The richness of the Circus language, and its UTP foundations, inherently opens several opportunities for combined verification solutions.

7 Conclusions

This paper reviewed two decades of our research on the stateful process algebra Circus, its UTP foundations, and the Isabelle/UTP theorem prover. Many colleagues and students have helped us to contribute to this agenda. We have published over 150 papers on UTP. This paper reviews only a fraction, and we will take future opportunities to complete the review of all our work.

One point to reflect on is why we have chosen Isabelle to mechanise UTP. The answer is mainly pragmatic. We want to be able to support scalable verification, and that means we want the best possible automation we can. This should not be at the expense of guaranteed soundness or fidelity, which is why we chose a foundational prover with strong support for automation.

Overall, an extensive body of research has already been carried out to (a) provide a firm semantic foundation for the Circus family of languages, (b) mechanise it in theorem provers, and (c) show, by way of examples and case studies drawn from both academic literature and the industrial realm, how Circus can be used to tackle the refinement-based development of safety-critical systems.
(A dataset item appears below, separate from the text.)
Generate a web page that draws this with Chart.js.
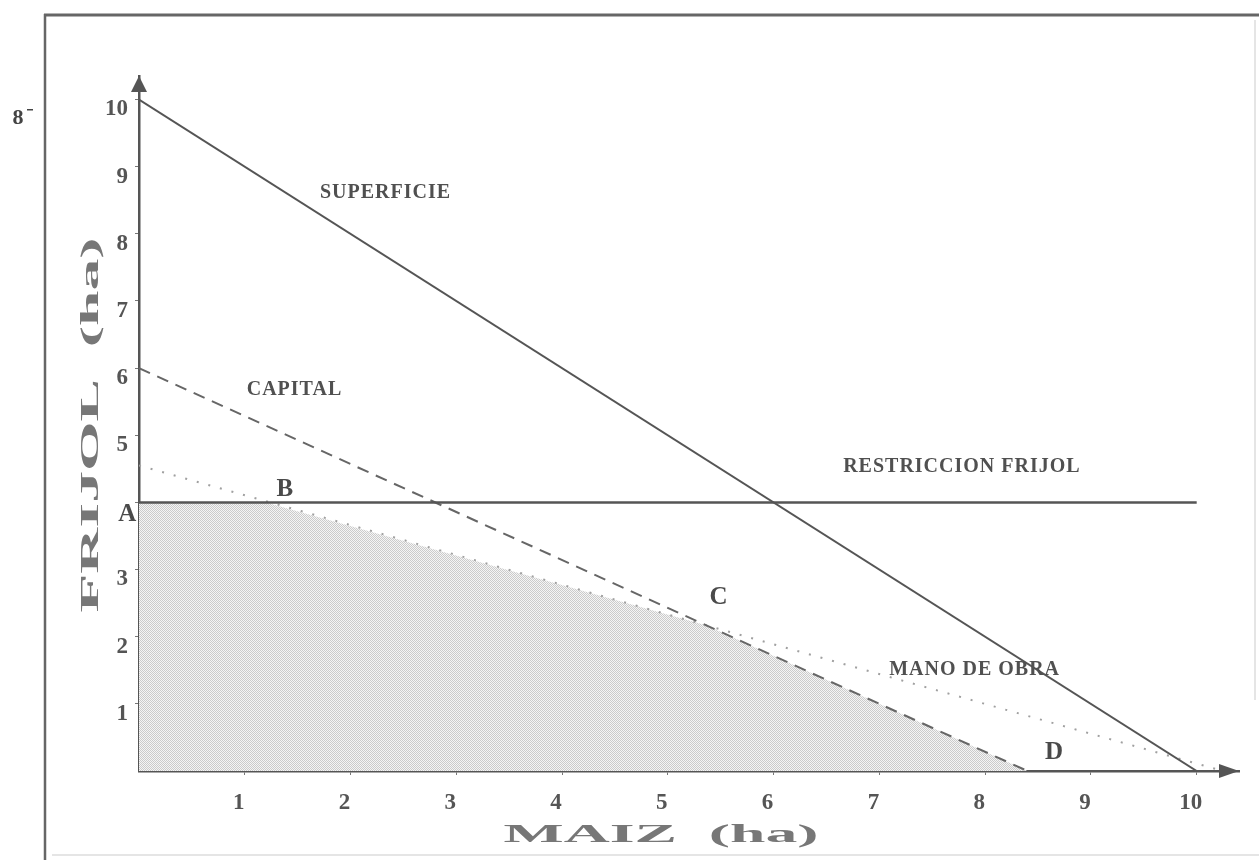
<!DOCTYPE html>
<html>
<head>
<meta charset="utf-8">
<script src="https://cdn.jsdelivr.net/npm/chart.js@4.4.1/dist/chart.umd.min.js"></script>
<style>
  html, body { margin: 0; padding: 0; background: #fff; }
</style>
</head>
<body>
<canvas id="lp_chart" width="1259" height="860"></canvas>
<script>
// Restricciones del modelo (ha de maiz en x, ha de frijol en y)
const superficieX = [0, 10];
const superficieY = [10, 0];
const capitalX = [0, 8.4];
const capitalY = [6, 0];
const manoObraX = [0, 10.25];
const manoObraY = [4.55, 0];
const frijolX = [0, 10];
const frijolY = [4, 4];

// region factible A - B - C - D
const regionX = [0, 1.2, 5.36, 8.4];
const regionY = [4, 4, 2.17, 0];

const xTicks = [1, 2, 3, 4, 5, 6, 7, 8, 9, 10];
const yTicks = [1, 2, 3, 5, 6, 7, 8, 9, 10];

// rotulos de las rectas y de los vertices (en unidades de los ejes)
const rotulos = ['SUPERFICIE', 'CAPITAL', 'RESTRICCION FRIJOL', 'MANO DE OBRA'];
const rotulosX = [2.33, 1.47, 7.78, 7.90];
const rotulosY = [8.61, 5.68, 4.53, 1.50];
const vertices = ['A', 'B', 'C', 'D'];
const verticesX = [-0.11, 1.38, 5.48, 8.65];
const verticesY = [3.82, 4.19, 2.59, 0.28];

const tituloX = 'MAIZ  (ha)';
const tituloY = 'FRIJOL  (ha)';

function puntos(xs, ys) {
  return xs.map((x, i) => ({ x: x, y: ys[i] }));
}

// trama de puntos gris (como la impresion original)
function trama() {
  const c = document.createElement('canvas');
  c.width = 4; c.height = 4;
  const g = c.getContext('2d');
  g.fillStyle = '#f5f5f5';
  g.fillRect(0, 0, 4, 4);
  g.fillStyle = '#cbcbcb';
  for (let y = 0; y < 4; y++) {
    for (let x = 0; x < 4; x++) {
      if ((x + y) % 2 === 0) g.fillRect(x, y, 1, 1);
    }
  }
  return g.createPattern(c, 'repeat');
}

const serif = '"Liberation Serif", "DejaVu Serif", serif';
const gris = '#555';

const dibujo = {
  id: 'dibujo',
  beforeDraw(chart) {
    const ctx = chart.ctx;
    ctx.save();
    ctx.fillStyle = '#fff';
    ctx.fillRect(0, 0, chart.width, chart.height);
    // marco de la figura
    ctx.strokeStyle = '#666';
    ctx.lineWidth = 3;
    ctx.beginPath();
    ctx.moveTo(44, 15); ctx.lineTo(1259, 15);
    ctx.stroke();
    ctx.lineWidth = 2.5;
    ctx.beginPath();
    ctx.moveTo(45, 14); ctx.lineTo(45, 860);
    ctx.stroke();
    ctx.strokeStyle = '#ddd';
    ctx.lineWidth = 1.5;
    ctx.beginPath();
    ctx.moveTo(52, 855); ctx.lineTo(1259, 855);
    ctx.moveTo(1255, 20); ctx.lineTo(1255, 700);
    ctx.stroke();
    // marca suelta a la izquierda
    ctx.fillStyle = '#444';
    ctx.font = 'bold 22px ' + serif;
    ctx.textAlign = 'center';
    ctx.textBaseline = 'middle';
    ctx.fillText('8', 18, 118);
    ctx.fillRect(27, 109, 6, 1.5);
    ctx.restore();
  },
  afterDraw(chart) {
    const ctx = chart.ctx;
    const xs = chart.scales.x, ys = chart.scales.y;
    const a = chart.chartArea;
    ctx.save();
    // flechas de los ejes
    ctx.fillStyle = gris;
    ctx.beginPath();
    ctx.moveTo(a.left, a.top);
    ctx.lineTo(a.left - 8, a.top + 16);
    ctx.lineTo(a.left + 8, a.top + 16);
    ctx.closePath();
    ctx.fill();
    ctx.beginPath();
    ctx.moveTo(a.right, a.bottom);
    ctx.lineTo(a.right - 20, a.bottom - 7);
    ctx.lineTo(a.right - 20, a.bottom + 7);
    ctx.closePath();
    ctx.fill();

    // rotulos de las restricciones
    ctx.textAlign = 'center';
    ctx.textBaseline = 'middle';
    ctx.fillStyle = '#505050';
    ctx.font = 'bold 20px ' + serif;
    ctx.letterSpacing = '1px';
    rotulos.forEach((t, i) => {
      ctx.fillText(t, xs.getPixelForValue(rotulosX[i]), ys.getPixelForValue(rotulosY[i]));
    });
    ctx.letterSpacing = '0px';
    ctx.font = 'bold 25px ' + serif;
    ctx.fillStyle = '#4a4a4a';
    vertices.forEach((t, i) => {
      ctx.fillText(t, xs.getPixelForValue(verticesX[i]), ys.getPixelForValue(verticesY[i]));
    });

    // titulos de los ejes (letra ancha)
    ctx.fillStyle = '#777';
    ctx.font = 'bold 26px ' + serif;
    ctx.textBaseline = 'alphabetic';
    ctx.save();
    ctx.translate(661, 842);
    ctx.scale(2.45, 1);
    ctx.fillText(tituloX, 0, 0);
    ctx.restore();
    ctx.save();
    ctx.translate(98, 425);
    ctx.rotate(-Math.PI / 2);
    ctx.scale(2.45, 1);
    ctx.fillText(tituloY, 0, 0);
    ctx.restore();
    ctx.restore();
  }
};

const ctx_lp = document.getElementById('lp_chart').getContext('2d');
const lpChart = new Chart(ctx_lp, {
  type: 'line',
  data: {
    datasets: [
      {
        label: 'SUPERFICIE',
        data: puntos(superficieX, superficieY),
        borderColor: gris,
        borderWidth: 2,
        pointRadius: 0,
        fill: false
      },
      {
        label: 'RESTRICCION FRIJOL',
        data: puntos(frijolX, frijolY),
        borderColor: gris,
        borderWidth: 2.5,
        pointRadius: 0,
        fill: false
      },
      {
        label: 'CAPITAL',
        data: puntos(capitalX, capitalY),
        borderColor: '#666',
        borderWidth: 2,
        borderDash: [12, 8],
        pointRadius: 0,
        fill: false
      },
      {
        label: 'MANO DE OBRA',
        data: puntos(manoObraX, manoObraY),
        borderColor: '#a0a0a0',
        borderWidth: 2,
        borderDash: [2, 10],
        pointRadius: 0,
        fill: false
      },
      {
        label: 'region factible',
        data: puntos(regionX, regionY),
        borderWidth: 0,
        borderColor: 'rgba(0,0,0,0)',
        backgroundColor: trama(),
        pointRadius: 0,
        fill: 'origin'
      }
    ]
  },
  options: {
    responsive: false,
    animation: false,
    events: [],
    layout: { padding: { left: 0, top: 76, right: 20, bottom: 0 } },
    plugins: {
      legend: { display: false },
      tooltip: { enabled: false }
    },
    scales: {
      x: {
        type: 'linear',
        min: 0,
        max: 10.4,
        afterFit: function(scale) { scale.height = 89; },
        border: { display: true, color: gris, width: 2.5 },
        grid: { display: true, drawOnChartArea: false, drawTicks: true, tickLength: 4, color: '#777' },
        ticks: {
          stepSize: 1,
          includeBounds: false,
          padding: 14,
          labelOffset: -6,
          color: gris,
          font: { family: serif, size: 23, weight: 'bold' },
          callback: function(v) { return xTicks.includes(v) ? String(v) : null; }
        }
      },
      y: {
        type: 'linear',
        min: 0,
        max: 10.35,
        afterFit: function(scale) { scale.width = 139; },
        border: { display: true, color: gris, width: 2.5 },
        grid: { display: true, drawOnChartArea: false, drawTicks: true, tickLength: 4, color: '#777' },
        ticks: {
          stepSize: 1,
          includeBounds: false,
          padding: 7,
          labelOffset: 10,
          color: gris,
          font: { family: serif, size: 23, weight: 'bold' },
          callback: function(v) { return yTicks.includes(v) ? String(v) : (v === 4 ? '' : null); }
        }
      }
    }
  },
  plugins: [dibujo]
});
</script>
</body>
</html>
Some current and future research directions have been discussed in the previous section, as well as an industrial roadmap to embody the techniques and tools we have developed for Circus into practical development environments.

Circus continues to attract interest from academia and industry. Its design is centred on the UTP principles. Jifeng’s joint work with Tony has been the seed and the beautiful semantic infrastructure of our long-term research on Circus. We are confident that we will have much more to report in years to come.